A million thoughts for a single day.

You know, being an outcast is actually wonderful. I have maladaptive daydreaming. It’s this thing where you have really good daydreaming powers that sort of take over your mind for a period of time. At some point the daydreaming actually feels like it’s real so I pace around an imaginary world (definitely not crazy). I SLAY DRAGONS. I CONQUER CONTINENTS. I TRAVERSE THE PLAINS OF MY IMAGINED WORLD, A WORLD FAR OFF FROM EXISTENCE. A perfect world that exists only in my mind in the small fragment of time.

As a daydream, I walk around listening to music that I love. I imagine myself playing it, standing in front of the orchestra as the “great violinist” I want myself to be. I think about how perfect my intonation would be, how precisely I would hit each note with complete accuracy. I think about how my piece would begin and end. I think about her. If maybe one day she would be there listening as my music cries to her.

Most of the times, this maladaptive daydreaming hinders me from what I should do.
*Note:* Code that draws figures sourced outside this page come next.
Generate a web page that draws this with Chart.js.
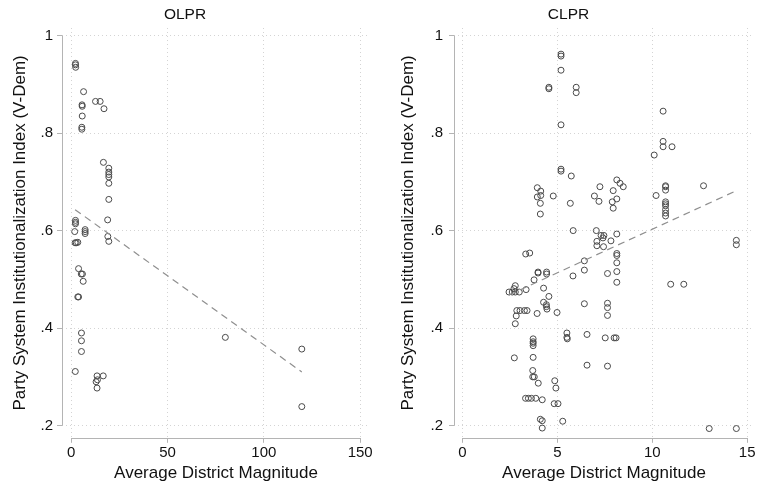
<!DOCTYPE html>
<html>
<head>
<meta charset="utf-8">
<script src="https://cdn.jsdelivr.net/npm/chart.js@4.4.1/dist/chart.umd.min.js"></script>
<style>
  html, body { margin: 0; padding: 0; background: #fff; }
  #wrap { position: relative; width: 758px; height: 485px; overflow: hidden; }
  .panel { position: absolute; top: 0; }
</style>
</head>
<body>
<div id="wrap">
  <canvas id="olpr" class="panel" width="379" height="485" style="left:0"></canvas>
  <canvas id="clpr" class="panel" width="379" height="485" style="left:379px"></canvas>
</div>
<script>
// axis ticks
const yTicks = [0.2, 0.4, 0.6, 0.8, 1];
const yTickLabels = ['.2', '.4', '.6', '.8', '1'];
const olprXTicks = [0, 50, 100, 150];
const clprXTicks = [0, 5, 10, 15];

// OLPR panel: average district magnitude vs PSI
const olprX = [2.2, 2.2, 2.3, 6.4, 5.6, 5.7, 5.7, 5.5, 5.5, 12.6, 15, 17, 16.7,
  19.5, 19.5, 19.5, 19.5, 19.5, 19.5, 18.9, 2.2, 2.2, 2.2, 1.8, 7.2, 7.2, 7.2,
  2.0, 2.6, 3.4, 19, 19.5, 3.8, 5.2, 5.8, 6.2, 3.4, 3.8, 5.3, 5.3, 5.3, 2.1,
  13.4, 16.6, 12.9, 13.6, 13.4, 80, 119.7, 119.7];
const olprY = [0.943, 0.94, 0.935, 0.885, 0.858, 0.855, 0.835, 0.812, 0.808, 0.865, 0.865, 0.85, 0.74,
  0.728, 0.72, 0.715, 0.71, 0.697, 0.664, 0.622, 0.621, 0.617, 0.614, 0.598, 0.602, 0.598, 0.594,
  0.575, 0.575, 0.576, 0.588, 0.578, 0.522, 0.511, 0.511, 0.496, 0.464, 0.464, 0.39, 0.374, 0.352, 0.311,
  0.302, 0.302, 0.29, 0.294, 0.277, 0.381, 0.357, 0.239];
const olprFitX = [2.0, 119.7];
const olprFitY = [0.643, 0.31];

// CLPR panel
const clprX = [5.19, 5.19, 5.19, 4.55, 4.55, 5.99, 5.99, 5.19, 5.19, 5.19, 5.73,
  3.94, 4.12, 3.94, 4.12, 4.78, 4.1, 5.68, 4.1, 7.24, 6.95, 7.19, 5.83,
  7.05, 7.3, 7.45, 7.4, 7.08, 7.08, 7.43, 6.42, 6.42, 5.82, 3.33, 3.54,
  3.98, 3.98, 4.43, 4.43, 3.77, 2.78, 2.71, 2.45, 2.62, 2.78, 2.99,
  3.35, 4.27, 4.55, 4.27, 4.42, 4.42, 4.45, 3.93, 4.98, 6.42,
  2.86, 3.03, 3.26, 3.4, 2.83, 2.78, 5.5, 5.5, 5.52, 6.56,
  3.72, 3.72, 3.72, 3.72, 2.73, 3.72, 6.56, 3.7, 3.7, 3.78,
  3.99, 4.86, 4.92, 3.32, 3.47, 3.63, 3.86, 4.2, 4.83, 5.03,
  4.1, 4.2, 4.2, 5.28,
  10.57, 10.57, 10.57, 11.04, 10.1, 10.7, 10.7, 10.7, 12.7, 10.2,
  10.7, 10.7, 10.7, 10.7, 10.7, 10.7,
  8.13, 8.3, 8.47, 7.94, 7.89, 8.13, 7.94, 7.82, 8.13,
  8.13, 8.13, 8.13, 8.13, 8.13, 7.64, 7.64, 7.64, 7.64,
  7.52, 7.99, 8.09, 7.64, 10.97, 11.66, 14.43, 14.43, 13.0, 14.43];
const clprY = [0.962, 0.958, 0.929, 0.894, 0.891, 0.894, 0.883, 0.817, 0.726, 0.722, 0.712,
  0.688, 0.681, 0.669, 0.672, 0.671, 0.656, 0.656, 0.634, 0.69, 0.671, 0.66, 0.6,
  0.6, 0.59, 0.59, 0.585, 0.578, 0.569, 0.567, 0.538, 0.519, 0.507, 0.552, 0.554,
  0.515, 0.513, 0.515, 0.511, 0.499, 0.487, 0.481, 0.474, 0.474, 0.474, 0.474,
  0.479, 0.482, 0.465, 0.453, 0.448, 0.444, 0.439, 0.43, 0.432, 0.45,
  0.436, 0.436, 0.436, 0.436, 0.425, 0.409, 0.39, 0.381, 0.378, 0.387,
  0.378, 0.372, 0.369, 0.364, 0.339, 0.34, 0.324, 0.313, 0.3, 0.3,
  0.287, 0.292, 0.277, 0.256, 0.256, 0.256, 0.256, 0.253, 0.245, 0.245,
  0.213, 0.21, 0.195, 0.209,
  0.845, 0.783, 0.772, 0.772, 0.755, 0.692, 0.69, 0.683, 0.692, 0.672,
  0.659, 0.655, 0.651, 0.643, 0.636, 0.63,
  0.704, 0.697, 0.69, 0.682, 0.659, 0.665, 0.646, 0.579, 0.593,
  0.553, 0.549, 0.534, 0.516, 0.494, 0.512, 0.451, 0.442, 0.426,
  0.38, 0.38, 0.38, 0.322, 0.49, 0.49, 0.58, 0.571, 0.194, 0.194];
const clprFitX = [2.45, 14.43];
const clprFitY = [0.468, 0.682];

const FONT = "'Liberation Sans', Arial, sans-serif";
const zip = (xs, ys) => xs.map((x, i) => ({ x: x, y: ys[i] }));

// Stata-style axis lines: only from first to last tick
const axisLines = {
  id: 'axisLines',
  beforeDatasetsDraw(chart) {
    const { ctx, chartArea, scales: { x, y } } = chart;
    const xv = x.ticks.map(t => t.value), yv = y.ticks.map(t => t.value);
    ctx.save();
    ctx.strokeStyle = '#b4b4b4';
    ctx.lineWidth = 1;
    ctx.beginPath();
    const lx = Math.round(chartArea.left) + 0.5;
    ctx.moveTo(lx, y.getPixelForValue(Math.min(...yv)));
    ctx.lineTo(lx, y.getPixelForValue(Math.max(...yv)));
    const by = Math.round(chartArea.bottom) + 0.5;
    ctx.moveTo(x.getPixelForValue(Math.min(...xv)), by);
    ctx.lineTo(x.getPixelForValue(Math.max(...xv)), by);
    ctx.stroke();
    ctx.restore();
  }
};

function panel(id, p) {
  new Chart(document.getElementById(id), {
    type: 'scatter',
    data: {
      datasets: [
        { data: zip(p.fitX, p.fitY), showLine: true, borderColor: '#8f8f8f', borderWidth: 1.2,
          borderDash: [7, 5], pointRadius: 0, fill: false },
        { data: zip(p.x, p.y), pointRadius: 3, borderWidth: 1, borderColor: '#4a4a4a',
          backgroundColor: 'rgba(0,0,0,0)', pointHoverRadius: 3 }
      ]
    },
    options: {
      responsive: false, animation: false, devicePixelRatio: 1,
      layout: { padding: { left: 0, right: p.padRight, top: 0, bottom: 0 } },
      plugins: {
        legend: { display: false }, tooltip: { enabled: false },
        title: { display: true, text: p.title, color: '#111', font: { family: FONT, size: 15.5, weight: 'normal' },
          padding: { top: 5.7, bottom: 3.7 } }
      },
      scales: {
        x: {
          type: 'linear', min: p.xMin, max: p.xMax,
          afterBuildTicks: s => { s.ticks = p.xTicks.map(v => ({ value: v })); },
          afterFit: s => { s.height = 485 - 437.8; s.paddingLeft = 0; s.paddingRight = 0; },
          ticks: { autoSkip: false, maxRotation: 0, padding: 1, color: '#111', font: { family: FONT, size: 15 },
            callback: (v, i) => String(p.xTicks[i]) },
          grid: { color: '#d4d4d4', tickColor: '#b4b4b4', tickLength: 5, tickBorderDash: [] },
          border: { display: false, dash: [1, 3] },
          title: { display: true, text: 'Average District Magnitude', color: '#111',
            font: { family: FONT, size: 17 }, padding: { top: 0, bottom: 1.8 } }
        },
        y: {
          type: 'linear', min: 0.175, max: 1.0156,
          afterBuildTicks: s => { s.ticks = yTicks.map(v => ({ value: v })); },
          afterFit: s => { s.width = p.yWidth; s.paddingTop = 0; s.paddingBottom = 0; },
          ticks: { autoSkip: false, padding: p.yTickPad, color: '#111', font: { family: FONT, size: 15 },
            callback: (v, i) => yTickLabels[i] },
          grid: { color: '#d4d4d4', tickColor: '#b4b4b4', tickLength: 5, tickBorderDash: [] },
          border: { display: false, dash: [1, 3] },
          title: { display: true, text: 'Party System Institutionalization Index (V-Dem)', color: '#111',
            font: { family: FONT, size: 17 }, padding: { top: p.yTitlePad, bottom: 0 } }
        }
      }
    },
    plugins: [axisLines]
  });
}

panel('olpr', { title: 'OLPR', x: olprX, y: olprY, fitX: olprFitX, fitY: olprFitY,
  xTicks: olprXTicks, xMin: -4.8, xMax: 155.1, padRight: 9, yWidth: 62, yTickPad: 4, yTitlePad: 9.8 });
panel('clpr', { title: 'CLPR', x: clprX, y: clprY, fitX: clprFitX, fitY: clprFitY,
  xTicks: clprXTicks, xMin: -0.45, xMax: 15.36, padRight: 0, yWidth: 75, yTickPad: 6, yTitlePad: 19.3 });
</script>
</body>
</html>
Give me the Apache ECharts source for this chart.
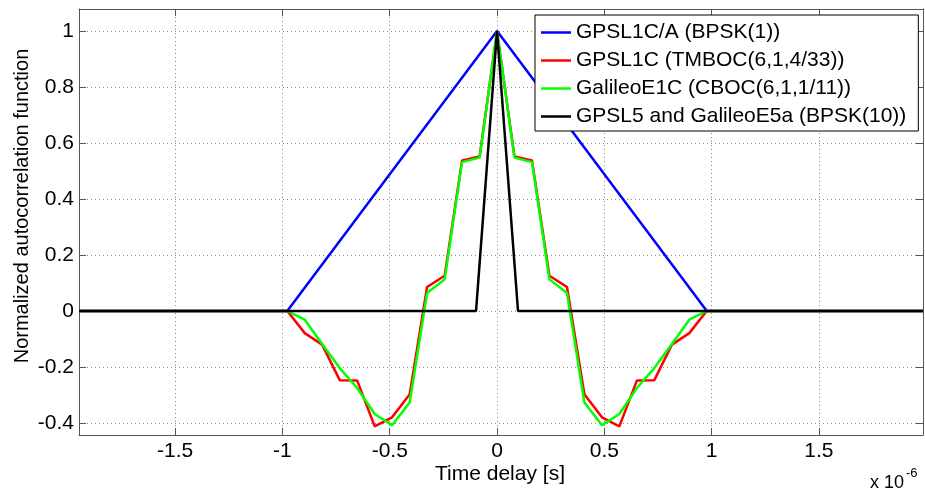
<!DOCTYPE html>
<html>
<head>
<meta charset="utf-8">
<script src="https://cdn.jsdelivr.net/npm/echarts@6/dist/echarts.min.js"></script>
<style>
  html, body { margin: 0; padding: 0; background: #fff; }
  #chart { width: 925px; height: 492px; }
</style>
</head>
<body>
<div id="chart"></div>
<script>
// time delay in units of 1e-6 s
const xMin = -1.948, xMax = 1.985;
const yMin = -0.443, yMax = 1.079;
const xTicks = [-1.5, -1, -0.5, 0, 0.5, 1, 1.5];
const yTicks = [-0.4, -0.2, 0, 0.2, 0.4, 0.6, 0.8, 1];

const seriesNames = [
  "GPSL1C/A (BPSK(1))",
  "GPSL1C (TMBOC(6,1,4/33))",
  "GalileoE1C (CBOC(6,1,1/11))",
  "GPSL5 and GalileoE5a (BPSK(10))",
];
const colors = ["#0000ff", "#ff0000", "#00ff00", "#000000"];

// BPSK(1)
const bpsk1Delay = [xMin, -0.9775, 0, 0.9775, xMax];
const bpsk1Acf = [0, 0, 1, 0, 0];

// BPSK(10)
const bpsk10Delay = [xMin, -0.0978, 0, 0.0978, xMax];
const bpsk10Acf = [0, 0, 1, 0, 0];

// BOC(6,1) sub-chip grid
const bocDelay = [xMin, -0.977, -0.896, -0.815, -0.733, -0.652, -0.570, -0.489, -0.407, -0.326, -0.244, -0.163, -0.081,
  0, 0.081, 0.163, 0.244, 0.326, 0.407, 0.489, 0.570, 0.652, 0.733, 0.815, 0.896, 0.977, xMax];
const tmbocAcf = [0, 0, -0.079, -0.12, -0.247, -0.248, -0.412, -0.380, -0.297, 0.086, 0.126, 0.538, 0.552,
  1, 0.552, 0.538, 0.126, 0.086, -0.297, -0.380, -0.412, -0.248, -0.247, -0.12, -0.079, 0, 0];
const cbocAcf = [0, 0, -0.031, -0.118, -0.204, -0.275, -0.368, -0.408, -0.327, 0.064, 0.113, 0.532, 0.548,
  1, 0.548, 0.532, 0.113, 0.064, -0.327, -0.408, -0.368, -0.275, -0.204, -0.118, -0.031, 0, 0];

const pairs = (xs, ys) => xs.map((x, i) => [x, ys[i]]);
const curves = [
  pairs(bpsk1Delay, bpsk1Acf),
  pairs(bocDelay, tmbocAcf),
  pairs(bocDelay, cbocAcf),
  pairs(bpsk10Delay, bpsk10Acf),
];

const font = "Liberation Sans, Arial, sans-serif";
const axisColor = "#555";

const boxAxis = (extra) => Object.assign({
  axisLine: { show: true, onZero: false, lineStyle: { color: axisColor, width: 1 } },
  axisTick: { show: true, inside: true, length: 7, lineStyle: { color: axisColor } },
  axisLabel: { show: false },
  splitLine: { show: false },
}, extra);

const myChart = echarts.init(document.getElementById("chart"));

let options = {
  animation: false,
  backgroundColor: "#fff",
  grid: { left: 79, right: 2, top: 9, bottom: 57 },
  legend: {
    orient: "vertical",
    left: 535,
    top: 15,
    data: seriesNames,
    icon: "rect",
    itemWidth: 30,
    itemHeight: 2.5,
    itemGap: 7,
    padding: [7, 12, 4, 6],
    borderColor: "#000",
    borderWidth: 1,
    borderRadius: 0,
    backgroundColor: "#fff",
    textStyle: { fontFamily: font, fontSize: 21, color: "#000" },
  },
  xAxis: [
    boxAxis({
      type: "value", min: xMin, max: xMax, position: "bottom",
      axisTick: { show: true, inside: true, length: 7, lineStyle: { color: axisColor }, customValues: xTicks },
      axisLabel: { show: true, customValues: xTicks, margin: 6, color: "#000", fontFamily: font, fontSize: 21 },
      splitLine: { show: true, lineStyle: { type: [1, 3], color: "#888", width: 1 } },
    }),
    boxAxis({
      type: "value", min: xMin, max: xMax, position: "top",
      axisTick: { show: true, inside: true, length: 7, lineStyle: { color: axisColor }, customValues: xTicks },
    }),
  ],
  yAxis: [
    boxAxis({
      type: "value", min: yMin, max: yMax, position: "left",
      axisTick: { show: true, inside: true, length: 7, lineStyle: { color: axisColor }, customValues: yTicks },
      axisLabel: { show: true, customValues: yTicks, margin: 5, color: "#000", fontFamily: font, fontSize: 21 },
      splitLine: { show: true, lineStyle: { type: [1, 3], color: "#888", width: 1 } },
    }),
    boxAxis({
      type: "value", min: yMin, max: yMax, position: "right",
      axisTick: { show: true, inside: true, length: 7, lineStyle: { color: axisColor }, customValues: yTicks },
    }),
  ],
  graphic: [
    {
      type: "text", x: 500, y: 474,
      style: { text: "Time delay [s]", font: "21px " + font, fill: "#000", align: "center", verticalAlign: "middle" },
    },
    {
      type: "text", x: 22, y: 206, rotation: Math.PI / 2,
      style: { text: "Normalized autocorrelation function", font: "20px " + font, fill: "#000", align: "center", verticalAlign: "middle" },
    },
    {
      type: "text", x: 870, y: 483,
      style: { text: "x 10", font: "18px " + font, fill: "#000", align: "left", verticalAlign: "middle" },
    },
    {
      type: "text", x: 906, y: 473,
      style: { text: "-6", font: "13px " + font, fill: "#000", align: "left", verticalAlign: "middle" },
    },
  ],
  series: curves.map((data, i) => ({
    name: seriesNames[i],
    type: "line",
    data: data,
    xAxisIndex: 0,
    yAxisIndex: 0,
    showSymbol: false,
    symbol: "none",
    lineStyle: { color: colors[i], width: 2.5 },
    itemStyle: { color: colors[i] },
    z: 2 + i,
  })),
};

myChart.setOption(options);
</script>
</body>
</html>
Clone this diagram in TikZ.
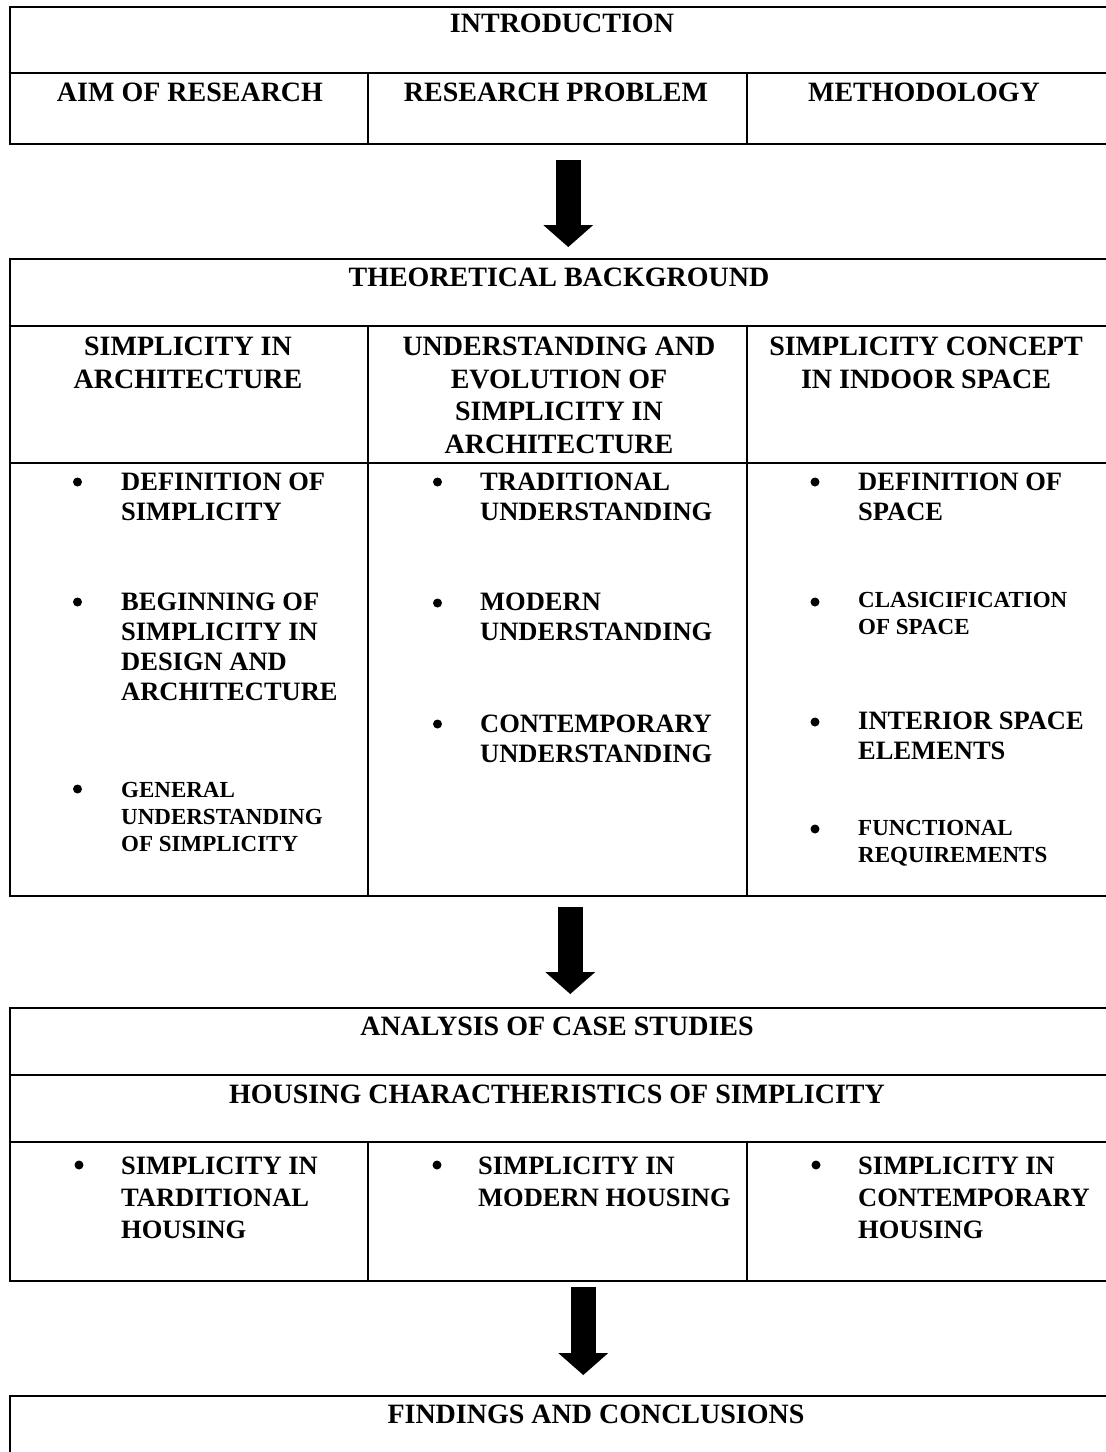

Projects takes hours, or sometimes even days to complete. My attention in class wanders off like a lost traveler finding his way back home.

I have no solution for this but to give up to its deep seductive power. Power far off from my wildest imagination. Power beyond my control.

So, as I end, I would like to tell this world that being an outcast is not the worst thing that can happen, but the most beautiful one.

Sometimes I love daydreaming, while other times I do not. I don’t regret the time I wasted from it, but know that imagination is power beyond mankind’s comprehension.